§ REQUIRED WORK:
Can you transcribe every line exactly and leave the pictures behind?
╔══
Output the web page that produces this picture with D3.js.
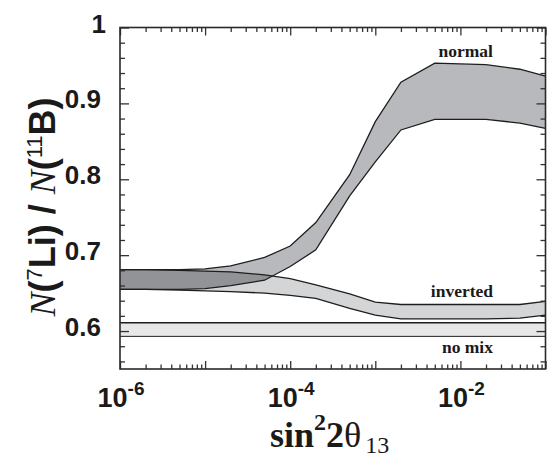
<!DOCTYPE html>
<html><head><meta charset="utf-8">
<script src="https://cdn.jsdelivr.net/npm/d3@7"></script>
<style>body{margin:0;background:#fff}</style></head>
<body>
<svg id="c" width="549" height="458"></svg>
<script>
// ---- data ----
const sin2theta = [1e-6,2e-6,5e-6,1e-5,2e-5,5e-5,1e-4,2e-4,5e-4,1e-3,2e-3,5e-3,1e-2,2e-2,5e-2,1e-1];
const normalUpper   = [0.681,0.681,0.681,0.682,0.686,0.697,0.712,0.743,0.806,0.876,0.928,0.953,0.952,0.951,0.945,0.936];
const normalLower   = [0.655,0.655,0.655,0.656,0.660,0.667,0.685,0.707,0.778,0.823,0.865,0.879,0.879,0.879,0.874,0.867];
const invertedUpper = [0.681,0.681,0.680,0.679,0.678,0.674,0.669,0.661,0.649,0.638,0.635,0.635,0.635,0.635,0.635,0.639];
const invertedLower = [0.655,0.655,0.654,0.653,0.652,0.650,0.647,0.643,0.630,0.621,0.616,0.616,0.616,0.616,0.617,0.621];
const noMixX = [1e-6,1e-1];
const noMixUpper = [0.611,0.611];
const noMixLower = [0.593,0.593];
const yMajorTicks = [0.6,0.7,0.8,0.9,1.0];
const yTickLabels = ["0.6","0.7","0.8","0.9","1"];
const xLabelTicks = [1e-6,1e-4,1e-2];
const xLabelExps = ["-6","-4","-2"];
const bandLabels = ["normal","inverted","no mix"];
const bandLabelValues = [0.9615,0.6445,0.5715];

// ---- layout ----
const L=120, R=545.5, T=27.5, B=369;
const svg = d3.select("#c");
const x = d3.scaleLog().domain([1e-6,1e-1]).range([L,R]);
const y = d3.scaleLinear().domain([0.55,1.0]).range([B,T]);

const toRows = (xs, lo, hi) => xs.map((v,i)=>({x:v, lo:lo[i], hi:hi[i]}));
const normal = toRows(sin2theta, normalLower, normalUpper);
const inverted = toRows(sin2theta, invertedLower, invertedUpper);
const nomix = toRows(noMixX, noMixLower, noMixUpper);

const area = d3.area().x(d=>x(d.x)).y0(d=>y(d.lo)).y1(d=>y(d.hi));
const lineHi = d3.line().x(d=>x(d.x)).y(d=>y(d.hi));
const lineLo = d3.line().x(d=>x(d.x)).y(d=>y(d.lo));

svg.append("clipPath").attr("id","invClip").append("path").attr("d", area(inverted));
svg.append("clipPath").attr("id","frameClip").append("rect").attr("x",L).attr("y",T).attr("width",R-L).attr("height",B-T);

const g = svg.append("g").attr("clip-path","url(#frameClip)");
g.append("path").attr("d", area(nomix)).attr("fill","#e7e7e8");
g.append("path").attr("d", area(inverted)).attr("fill","#d4d5d7");
g.append("path").attr("d", area(normal)).attr("fill","#b8b9bc");
g.append("path").attr("d", area(normal)).attr("fill","#929396").attr("clip-path","url(#invClip)");

const stroke = "#1e1e1e";
[nomix].forEach(d=>{
  g.append("path").attr("d", lineHi(d)).attr("fill","none").attr("stroke",stroke).attr("stroke-width",1.6);
  g.append("path").attr("d", lineLo(d)).attr("fill","none").attr("stroke",stroke).attr("stroke-width",1.0);
});
[inverted, normal].forEach(d=>{
  g.append("path").attr("d", lineHi(d)).attr("fill","none").attr("stroke",stroke).attr("stroke-width",1.3);
  g.append("path").attr("d", lineLo(d)).attr("fill","none").attr("stroke",stroke).attr("stroke-width",1.3);
});

// ---- axes (inward ticks on all sides) ----
const xMajor = d3.range(-6,0).map(e=>Math.pow(10,e));
const xMinor = [];
for (let e=-6;e<-1;e++) for (let k=2;k<=9;k++) xMinor.push(k*Math.pow(10,e));
const yMinor = d3.range(0.56,1.0,0.02).filter(v=>!yMajorTicks.some(m=>Math.abs(m-v)<1e-6));

function addAxis(axisGen, tr){
  const a = svg.append("g").attr("transform",tr).call(axisGen);
  a.select(".domain").remove();
  a.selectAll("line").attr("stroke","#333").attr("stroke-width",1.3);
  a.selectAll("text").remove();
}
addAxis(d3.axisBottom(x).tickValues(xMajor).tickSize(-8), `translate(0,${B})`);
addAxis(d3.axisBottom(x).tickValues(xMinor).tickSize(-4.5), `translate(0,${B})`);
addAxis(d3.axisTop(x).tickValues(xMajor).tickSize(-8), `translate(0,${T})`);
addAxis(d3.axisTop(x).tickValues(xMinor).tickSize(-4.5), `translate(0,${T})`);
addAxis(d3.axisLeft(y).tickValues(yMajorTicks).tickSize(-9), `translate(${L},0)`);
addAxis(d3.axisLeft(y).tickValues(yMinor).tickSize(-5), `translate(${L},0)`);
addAxis(d3.axisRight(y).tickValues(yMajorTicks).tickSize(-9), `translate(${R},0)`);
addAxis(d3.axisRight(y).tickValues(yMinor).tickSize(-5), `translate(${R},0)`);

svg.append("rect").attr("x",L).attr("y",T).attr("width",R-L).attr("height",B-T)
  .attr("fill","none").attr("stroke","#2a2a2a").attr("stroke-width",1.6);

// ---- tick labels ----
const sans = "'Liberation Sans', Arial, Helvetica, sans-serif";
const serif = "'Liberation Serif', 'Times New Roman', serif";
yMajorTicks.forEach((v,i)=>{
  svg.append("text").attr("x",v===1 ? 106 : 101).attr("y",y(v)+5)
    .attr("text-anchor","end").attr("font-family",sans).attr("font-weight","bold")
    .attr("font-size",26).attr("fill","#1a1a1a").text(yTickLabels[i]);
});
xLabelTicks.forEach((v,i)=>{
  const t = svg.append("text").attr("x",x(v)+1).attr("y",407)
    .attr("text-anchor","middle").attr("font-family",sans).attr("font-weight","bold")
    .attr("font-size",27).attr("fill","#1a1a1a");
  t.append("tspan").text("10");
  t.append("tspan").attr("dy",-12).attr("font-size",19).text(xLabelExps[i]);
});

// ---- band labels ----
bandLabels.forEach((s,i)=>{
  svg.append("text").attr("x",493).attr("y",y(bandLabelValues[i]))
    .attr("text-anchor","end").attr("font-family",serif).attr("font-weight","bold")
    .attr("font-size",17.5).attr("fill","#1a1a1a").text(s);
});

// ---- x axis title ----
const xt = svg.append("text").attr("x",270).attr("y",447).attr("font-family",serif)
  .attr("font-weight","bold").attr("font-size",36).attr("fill","#1a1a1a");
xt.append("tspan").text("sin");
xt.append("tspan").attr("dy",-17).attr("font-size",24).text("2");
xt.append("tspan").attr("dy",17).text("2");
xt.append("tspan").attr("font-weight","normal").text("θ");
xt.append("tspan").attr("dy",6).attr("dx",4).attr("font-size",24).attr("font-weight","normal").text("13");

// ---- y axis title ----
const yt = svg.append("text").attr("transform","translate(55,207) rotate(-90)")
  .attr("text-anchor","middle").attr("font-family",sans).attr("font-weight","bold")
  .attr("font-size",36).attr("fill","#1a1a1a");
yt.append("tspan").attr("font-family",serif).attr("font-style","italic").attr("font-weight","normal").text("N");
yt.append("tspan").text("(");
yt.append("tspan").attr("dy",-13).attr("font-size",22).attr("font-weight","normal").text("7");
yt.append("tspan").attr("dy",13).text("Li) / ");
yt.append("tspan").attr("font-family",serif).attr("font-style","italic").attr("font-weight","normal").text("N");
yt.append("tspan").text("(");
yt.append("tspan").attr("dy",-13).attr("font-size",22).attr("font-weight","normal").text("11");
yt.append("tspan").attr("dy",13).text("B)");
</script>
</body></html>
╚══
§ ANSWER TO THE EXERCISE:
Output the web page that produces this picture with D3.js.
<!DOCTYPE html>
<html><head><meta charset="utf-8">
<script src="https://cdn.jsdelivr.net/npm/d3@7"></script>
<style>body{margin:0;background:#fff}</style></head>
<body>
<svg id="c" width="549" height="458"></svg>
<script>
// ---- data ----
const sin2theta = [1e-6,2e-6,5e-6,1e-5,2e-5,5e-5,1e-4,2e-4,5e-4,1e-3,2e-3,5e-3,1e-2,2e-2,5e-2,1e-1];
const normalUpper   = [0.681,0.681,0.681,0.682,0.686,0.697,0.712,0.743,0.806,0.876,0.928,0.953,0.952,0.951,0.945,0.936];
const normalLower   = [0.655,0.655,0.655,0.656,0.660,0.667,0.685,0.707,0.778,0.823,0.865,0.879,0.879,0.879,0.874,0.867];
const invertedUpper = [0.681,0.681,0.680,0.679,0.678,0.674,0.669,0.661,0.649,0.638,0.635,0.635,0.635,0.635,0.635,0.639];
const invertedLower = [0.655,0.655,0.654,0.653,0.652,0.650,0.647,0.643,0.630,0.621,0.616,0.616,0.616,0.616,0.617,0.621];
const noMixX = [1e-6,1e-1];
const noMixUpper = [0.611,0.611];
const noMixLower = [0.593,0.593];
const yMajorTicks = [0.6,0.7,0.8,0.9,1.0];
const yTickLabels = ["0.6","0.7","0.8","0.9","1"];
const xLabelTicks = [1e-6,1e-4,1e-2];
const xLabelExps = ["-6","-4","-2"];
const bandLabels = ["normal","inverted","no mix"];
const bandLabelValues = [0.9615,0.6445,0.5715];

// ---- layout ----
const L=120, R=545.5, T=27.5, B=369;
const svg = d3.select("#c");
const x = d3.scaleLog().domain([1e-6,1e-1]).range([L,R]);
const y = d3.scaleLinear().domain([0.55,1.0]).range([B,T]);

const toRows = (xs, lo, hi) => xs.map((v,i)=>({x:v, lo:lo[i], hi:hi[i]}));
const normal = toRows(sin2theta, normalLower, normalUpper);
const inverted = toRows(sin2theta, invertedLower, invertedUpper);
const nomix = toRows(noMixX, noMixLower, noMixUpper);

const area = d3.area().x(d=>x(d.x)).y0(d=>y(d.lo)).y1(d=>y(d.hi));
const lineHi = d3.line().x(d=>x(d.x)).y(d=>y(d.hi));
const lineLo = d3.line().x(d=>x(d.x)).y(d=>y(d.lo));

svg.append("clipPath").attr("id","invClip").append("path").attr("d", area(inverted));
svg.append("clipPath").attr("id","frameClip").append("rect").attr("x",L).attr("y",T).attr("width",R-L).attr("height",B-T);

const g = svg.append("g").attr("clip-path","url(#frameClip)");
g.append("path").attr("d", area(nomix)).attr("fill","#e7e7e8");
g.append("path").attr("d", area(inverted)).attr("fill","#d4d5d7");
g.append("path").attr("d", area(normal)).attr("fill","#b8b9bc");
g.append("path").attr("d", area(normal)).attr("fill","#929396").attr("clip-path","url(#invClip)");

const stroke = "#1e1e1e";
[nomix].forEach(d=>{
  g.append("path").attr("d", lineHi(d)).attr("fill","none").attr("stroke",stroke).attr("stroke-width",1.6);
  g.append("path").attr("d", lineLo(d)).attr("fill","none").attr("stroke",stroke).attr("stroke-width",1.0);
});
[inverted, normal].forEach(d=>{
  g.append("path").attr("d", lineHi(d)).attr("fill","none").attr("stroke",stroke).attr("stroke-width",1.3);
  g.append("path").attr("d", lineLo(d)).attr("fill","none").attr("stroke",stroke).attr("stroke-width",1.3);
});

// ---- axes (inward ticks on all sides) ----
const xMajor = d3.range(-6,0).map(e=>Math.pow(10,e));
const xMinor = [];
for (let e=-6;e<-1;e++) for (let k=2;k<=9;k++) xMinor.push(k*Math.pow(10,e));
const yMinor = d3.range(0.56,1.0,0.02).filter(v=>!yMajorTicks.some(m=>Math.abs(m-v)<1e-6));

function addAxis(axisGen, tr){
  const a = svg.append("g").attr("transform",tr).call(axisGen);
  a.select(".domain").remove();
  a.selectAll("line").attr("stroke","#333").attr("stroke-width",1.3);
  a.selectAll("text").remove();
}
addAxis(d3.axisBottom(x).tickValues(xMajor).tickSize(-8), `translate(0,${B})`);
addAxis(d3.axisBottom(x).tickValues(xMinor).tickSize(-4.5), `translate(0,${B})`);
addAxis(d3.axisTop(x).tickValues(xMajor).tickSize(-8), `translate(0,${T})`);
addAxis(d3.axisTop(x).tickValues(xMinor).tickSize(-4.5), `translate(0,${T})`);
addAxis(d3.axisLeft(y).tickValues(yMajorTicks).tickSize(-9), `translate(${L},0)`);
addAxis(d3.axisLeft(y).tickValues(yMinor).tickSize(-5), `translate(${L},0)`);
addAxis(d3.axisRight(y).tickValues(yMajorTicks).tickSize(-9), `translate(${R},0)`);
addAxis(d3.axisRight(y).tickValues(yMinor).tickSize(-5), `translate(${R},0)`);

svg.append("rect").attr("x",L).attr("y",T).attr("width",R-L).attr("height",B-T)
  .attr("fill","none").attr("stroke","#2a2a2a").attr("stroke-width",1.6);

// ---- tick labels ----
const sans = "'Liberation Sans', Arial, Helvetica, sans-serif";
const serif = "'Liberation Serif', 'Times New Roman', serif";
yMajorTicks.forEach((v,i)=>{
  svg.append("text").attr("x",v===1 ? 106 : 101).attr("y",y(v)+5)
    .attr("text-anchor","end").attr("font-family",sans).attr("font-weight","bold")
    .attr("font-size",26).attr("fill","#1a1a1a").text(yTickLabels[i]);
});
xLabelTicks.forEach((v,i)=>{
  const t = svg.append("text").attr("x",x(v)+1).attr("y",407)
    .attr("text-anchor","middle").attr("font-family",sans).attr("font-weight","bold")
    .attr("font-size",27).attr("fill","#1a1a1a");
  t.append("tspan").text("10");
  t.append("tspan").attr("dy",-12).attr("font-size",19).text(xLabelExps[i]);
});

// ---- band labels ----
bandLabels.forEach((s,i)=>{
  svg.append("text").attr("x",493).attr("y",y(bandLabelValues[i]))
    .attr("text-anchor","end").attr("font-family",serif).attr("font-weight","bold")
    .attr("font-size",17.5).attr("fill","#1a1a1a").text(s);
});

// ---- x axis title ----
const xt = svg.append("text").attr("x",270).attr("y",447).attr("font-family",serif)
  .attr("font-weight","bold").attr("font-size",36).attr("fill","#1a1a1a");
xt.append("tspan").text("sin");
xt.append("tspan").attr("dy",-17).attr("font-size",24).text("2");
xt.append("tspan").attr("dy",17).text("2");
xt.append("tspan").attr("font-weight","normal").text("θ");
xt.append("tspan").attr("dy",6).attr("dx",4).attr("font-size",24).attr("font-weight","normal").text("13");

// ---- y axis title ----
const yt = svg.append("text").attr("transform","translate(55,207) rotate(-90)")
  .attr("text-anchor","middle").attr("font-family",sans).attr("font-weight","bold")
  .attr("font-size",36).attr("fill","#1a1a1a");
yt.append("tspan").attr("font-family",serif).attr("font-style","italic").attr("font-weight","normal").text("N");
yt.append("tspan").text("(");
yt.append("tspan").attr("dy",-13).attr("font-size",22).attr("font-weight","normal").text("7");
yt.append("tspan").attr("dy",13).text("Li) / ");
yt.append("tspan").attr("font-family",serif).attr("font-style","italic").attr("font-weight","normal").text("N");
yt.append("tspan").text("(");
yt.append("tspan").attr("dy",-13).attr("font-size",22).attr("font-weight","normal").text("11");
yt.append("tspan").attr("dy",13).text("B)");
</script>
</body></html>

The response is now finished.